More academic traffic please, say DAAD alumni

18 April 2012 | Story by Newsroom

DAAD panel discussionTabling exchange: Addressing alumni at the DAAD panel discussion were Dr Katharina von Ruckteschell-Katte, Prof Hlengiwe Mkhize, Prof Helmut Schwarz, Minister Naledi Pandor, Prof Annette Schavan, Prof Margret Wintermantel, Dr Max Price and Karen MacGregor.

From 13 to 15 April some 130 South African and international alumni from the German Academic Exchange Programme (DAAD) and the Alexander von Humboldt Foundation, plus a slew of local and international higher education bigwigs, met at UCT to reflect on and to encourage further academic exchange between South Africa and Germany.

The alumni conference, titled Change by Exchange: Higher education and research transformation in South Africa and Germany, kicked off with a welcome by UCT deputy vice-chancellor and Humboldt alumnus Professor Danie Visser. Visser reiterated the weekend's mission - that of strengthening the already strong research relationship and encouraging academic traffic between the two countries.

"These good forces have not come about by accident, but are the results of the careful nurturing of research ties over decades," Visser said.

Delivering the keynote lecture, Professor Neville Alexander, another Humboldt alumnus and director of UCT's Project for the Study of Alternative Education in South Africa, turned to the work of a UCT colleague, Professor David Cooper. Borrowing from Cooper's 2011 title, The University in Development: Case studies of use-oriented research, Alexander questioned the university's part in a modern knowledge economy that perhaps benefits industry more than it does society, lamented the neglect of the humanities in democratic societies, and argued how the hegemony of English is worsening the divide between the North and the South and is endangering local languages.

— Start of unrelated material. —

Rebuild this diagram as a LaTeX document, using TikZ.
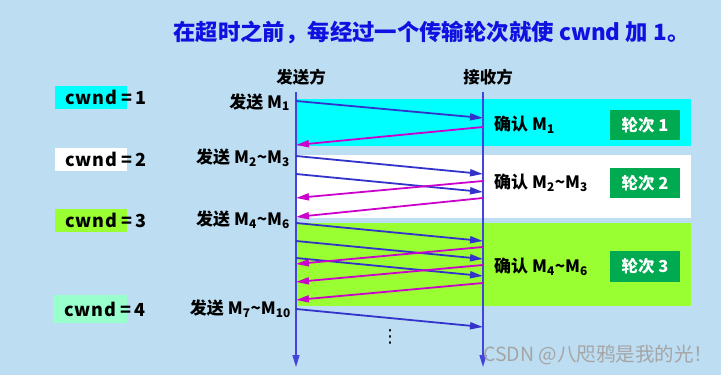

On the second day, the group attended talks and workshops on skills development, affirmative action and internationalisation, among other themes. And delegates networked, of course.

On the eve of the opening of the German-South African Year of Science, which started on 16 April, UCT vice-chancellor, Dr Max Price, and Minister of Science and Technology Naledi Pandor formed part of a panel that met to discuss research co-operations. The panel also included the head of the Goethe-Institut in South Africa, Dr Katharina von Ruckteschell-Katte; deputy minister of higher education and training, Professor Hlengiwe Mkhize; the president of the Alexander von Humboldt Foundation, Professor Helmut Schwarz; the federal minister for education and research in Germany, Professor Annette Schavan; DAAD president, Professor Margret Wintermantel; and University World News editor, Karen MacGregor.

Inequality, poverty and joblessness drive a great deal of the policy actions and investments that the government attempts to make, Pandor said. She added that Africa's developmental challenges ask for directed research and international research partnerships.

And novel approaches, Price echoed.

"We look forward to even stronger bonds in the future because increasingly the big questions of our time can only be solved by inter- and trans-disciplinary research and by researchers that span national boundaries," said Price.